| Data section |
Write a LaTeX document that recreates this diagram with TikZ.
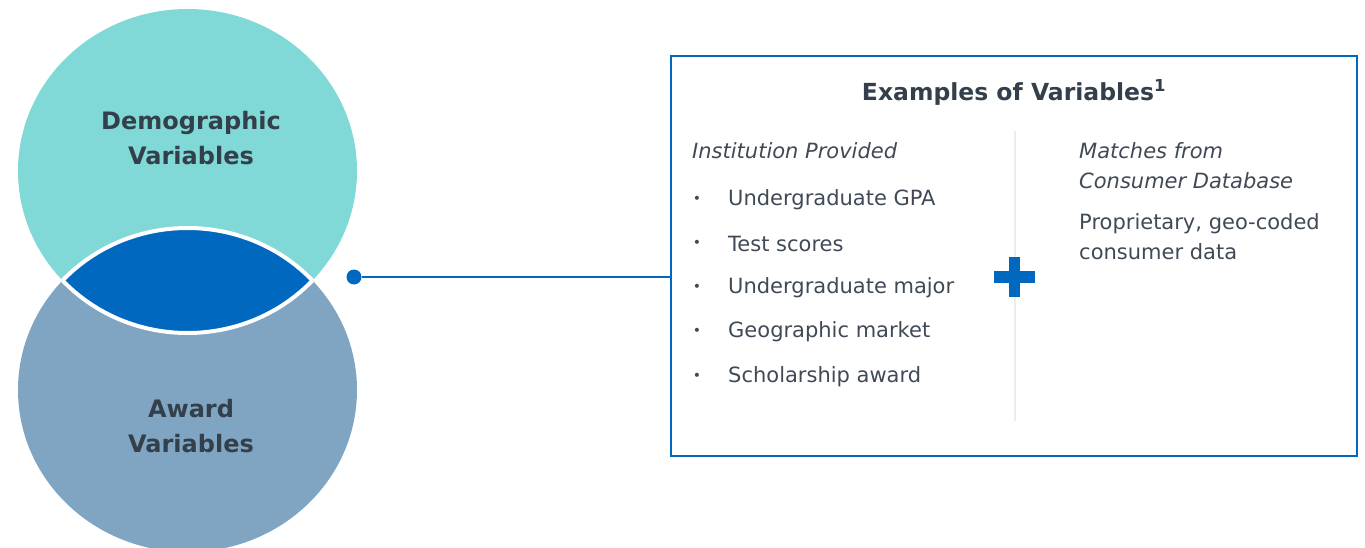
\documentclass[tikz,border=0pt]{standalone}
\usepackage{fontspec}
\setmainfont{DejaVu Sans}
\usetikzlibrary{positioning}
\definecolor{cTeal}{HTML}{80D9D6}
\definecolor{cSlate}{HTML}{80A5C3}
\definecolor{cBlue}{HTML}{0068BF}
\definecolor{cInk}{HTML}{333F4B}
\definecolor{cText}{HTML}{3F4A56}
\definecolor{cRule}{HTML}{EDEDED}

\begin{document}
\begin{tikzpicture}[
  x=1pt,y=-1pt,
  lbl/.style={font=\fontsize{24}{35}\selectfont\bfseries,text=cInk,align=center},
  ttl/.style={font=\fontsize{23.5}{25}\selectfont\bfseries,text=cInk},
  hdr/.style={font=\fontsize{21}{30}\selectfont\itshape,text=cText,anchor=west,align=left,inner sep=0pt},
  itm/.style={font=\fontsize{21}{30}\selectfont,text=cText,anchor=west,align=left,inner sep=0pt},
  blt/.style={font=\fontsize{14}{14}\selectfont,text=cText,inner sep=0pt},
  ln/.style={draw=cBlue,line width=2pt}
]
\useasboundingbox (0,0) rectangle (1365,548);

% ---- diagrama de venn
\fill[cTeal]  (187.5,171) ellipse [x radius=169.5,y radius=162];
\fill[cSlate] (187.5,390) ellipse [x radius=169.5,y radius=162];
\begin{scope}
  \clip (187.5,171) ellipse [x radius=169.5,y radius=162];
  \fill[cBlue,draw=white,line width=4pt] (187.5,390) ellipse [x radius=169.5,y radius=162];
\end{scope}
\begin{scope}
  \clip (187.5,390) ellipse [x radius=169.5,y radius=162];
  \draw[white,line width=4pt] (187.5,171) ellipse [x radius=169.5,y radius=162];
\end{scope}
\node[lbl] (demo)  at (191,138) {Demographic\\Variables};
\node[lbl] (award) at (191,426) {Award\\Variables};

% ---- conector
\node[circle,fill=cBlue,inner sep=0pt,minimum size=15pt] (dot) at (354,277) {};
\node[draw=cBlue,line width=2.5pt,minimum width=686pt,minimum height=400pt,inner sep=0pt] (box) at (1014,256) {};
\draw[ln] (dot) -- (dot -| box.west);

% ---- quadro
\node[ttl] (title) at (1014,92) {Examples of Variables\textsuperscript{1}};
\draw[cRule,line width=2pt] (1015,131) -- (1015,421);
\fill[cBlue] (994,271) rectangle (1035,282.5);
\fill[cBlue] (1008.7,256.5) rectangle (1020.3,297);

% ---- coluna esquerda
\node[hdr] (inst) at (692,151) {Institution Provided};
\foreach \y/\t [count=\i] in {200/Undergraduate GPA,244/Test scores,288/Undergraduate major,332/Geographic market,377/Scholarship award}{
  \node[blt] (b\i) at (697,\y) {•};
  \node[itm] (i\i) at (728,\y) {\t};
}

% ---- coluna direita
\node[hdr] (cons) at (1079,166) {Matches from\\Consumer Database};
\node[itm] (prop) at (1079,237) {Proprietary, geo-coded\\consumer data};
\end{tikzpicture}
\end{document}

| What you are asked to do |
Give the material again exactly as it is, but keep the pictures out.

| Solved exercise |
Write a LaTeX document that recreates this diagram with TikZ.
\documentclass[tikz,border=0pt]{standalone}
\usepackage{fontspec}
\setmainfont{DejaVu Sans}
\usetikzlibrary{positioning}
\definecolor{cTeal}{HTML}{80D9D6}
\definecolor{cSlate}{HTML}{80A5C3}
\definecolor{cBlue}{HTML}{0068BF}
\definecolor{cInk}{HTML}{333F4B}
\definecolor{cText}{HTML}{3F4A56}
\definecolor{cRule}{HTML}{EDEDED}

\begin{document}
\begin{tikzpicture}[
  x=1pt,y=-1pt,
  lbl/.style={font=\fontsize{24}{35}\selectfont\bfseries,text=cInk,align=center},
  ttl/.style={font=\fontsize{23.5}{25}\selectfont\bfseries,text=cInk},
  hdr/.style={font=\fontsize{21}{30}\selectfont\itshape,text=cText,anchor=west,align=left,inner sep=0pt},
  itm/.style={font=\fontsize{21}{30}\selectfont,text=cText,anchor=west,align=left,inner sep=0pt},
  blt/.style={font=\fontsize{14}{14}\selectfont,text=cText,inner sep=0pt},
  ln/.style={draw=cBlue,line width=2pt}
]
\useasboundingbox (0,0) rectangle (1365,548);

% ---- diagrama de venn
\fill[cTeal]  (187.5,171) ellipse [x radius=169.5,y radius=162];
\fill[cSlate] (187.5,390) ellipse [x radius=169.5,y radius=162];
\begin{scope}
  \clip (187.5,171) ellipse [x radius=169.5,y radius=162];
  \fill[cBlue,draw=white,line width=4pt] (187.5,390) ellipse [x radius=169.5,y radius=162];
\end{scope}
\begin{scope}
  \clip (187.5,390) ellipse [x radius=169.5,y radius=162];
  \draw[white,line width=4pt] (187.5,171) ellipse [x radius=169.5,y radius=162];
\end{scope}
\node[lbl] (demo)  at (191,138) {Demographic\\Variables};
\node[lbl] (award) at (191,426) {Award\\Variables};

% ---- conector
\node[circle,fill=cBlue,inner sep=0pt,minimum size=15pt] (dot) at (354,277) {};
\node[draw=cBlue,line width=2.5pt,minimum width=686pt,minimum height=400pt,inner sep=0pt] (box) at (1014,256) {};
\draw[ln] (dot) -- (dot -| box.west);

% ---- quadro
\node[ttl] (title) at (1014,92) {Examples of Variables\textsuperscript{1}};
\draw[cRule,line width=2pt] (1015,131) -- (1015,421);
\fill[cBlue] (994,271) rectangle (1035,282.5);
\fill[cBlue] (1008.7,256.5) rectangle (1020.3,297);

% ---- coluna esquerda
\node[hdr] (inst) at (692,151) {Institution Provided};
\foreach \y/\t [count=\i] in {200/Undergraduate GPA,244/Test scores,288/Undergraduate major,332/Geographic market,377/Scholarship award}{
  \node[blt] (b\i) at (697,\y) {•};
  \node[itm] (i\i) at (728,\y) {\t};
}

% ---- coluna direita
\node[hdr] (cons) at (1079,166) {Matches from\\Consumer Database};
\node[itm] (prop) at (1079,237) {Proprietary, geo-coded\\consumer data};
\end{tikzpicture}
\end{document}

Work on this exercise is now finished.